Equilibrium Coach, PERU

“Our opinions of ourselves actually get in the way of being ourselves.” -Jon Kabat-Zinn, 2007

Self acceptance

The definition for self-acceptance in the dictionary is: “The recognition and acceptance of one's own qualities and limitations”. In human psychology is a person's assent to the reality of a situation, recognizing a process or condition without attempting to change it, protest, or exit.

Self-acceptance means accepting ourselves fully for whom we are. We accept both the things we like about ourselves and the things we don’t. It is therefore an active process that involves a willingness to experience feelings, thoughts and emotions without denial or evasion.

It involves appreciate, validate, accept and support who we are at this very moment, even those parts we’d like to eventually change.

True self-acceptance means honestly accepting the facts of your reality, rather than choosing to deny, disown or repress the things you may not like about yourself.

Self Judgement

“Some people find fault like there's a reward for it.” - Zig Ziglar

According to the dictionary self-judgment is interpreted as “the act or fact of judging oneself”.
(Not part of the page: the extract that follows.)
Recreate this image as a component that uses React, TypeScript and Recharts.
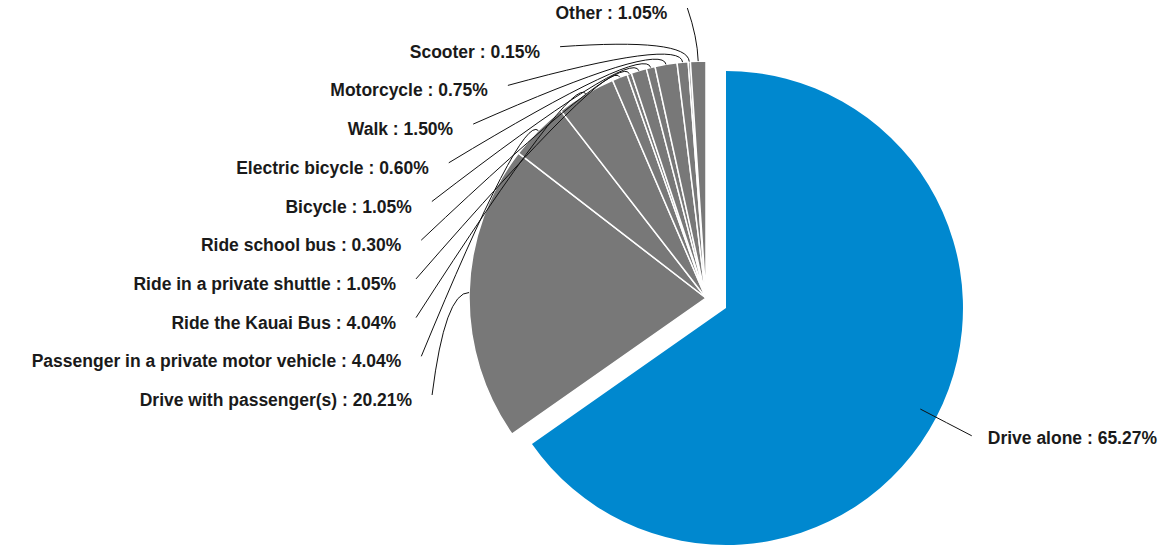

Have you ever caught yourself using any of these statements?

“I’m such a jerk. How could I have said that?”

“I’m so stupid. I should have learned this by now.”

“I’ll never be good enough. I’ll never do it right enough.”

“No one could love me. I’m not lovable.”

Self-judgment is one of the major causes of fear, anger, anxiety and depression. Yet most people don’t realize that these painful feelings are the result of their own thoughts, their own self-judgments.

Self Application

Inherent in our humanity is the need to judge and criticize. Most of us actually criticize ourselves more than other people. Generally, the hope of self-judgment is to protect against rejection and failure. “If I judge myself, then others won’t judge me and reject me. I can be safe from others’ judgment by judging myself first,” or “If I judge myself, I can motivate myself to do things right and succeed. Then I will feel safe and be loved and accepted by others.

Just as a child does far better in school with encouragement than with criticism, so do us as adults. Criticism tends to scare and immobilize us. Instead of motivating us, it often creates so much anxiety that we get frozen and become unable to take appropriate action for ourselves.

Self-acceptance enables us to embrace all facets of ourselves not just the positive, more "esteem-able" parts. We can recognize our weaknesses and limitations, but this awareness in no way interferes with our ability to fully accept ourselves. Self-acceptance leads to a new life with new possibilities that did not exist before because you were caught up in the struggle against reality.

When we accept ourselves with all of your flaws and unique talents, the world seems to become a more accommodating place. We’ll find that some of the causes of our stress disappear and we will gain more joy on a daily basis.

Self-acceptance empowers a more open, rewarding exchange with everyone in your life. When you love yourself, you broadcast positive energy to others and invite respect and kindness in return. Unconditional acceptance of each blessing and blemish helps you feel authentic and unique. Better relationships begin with self-acceptance.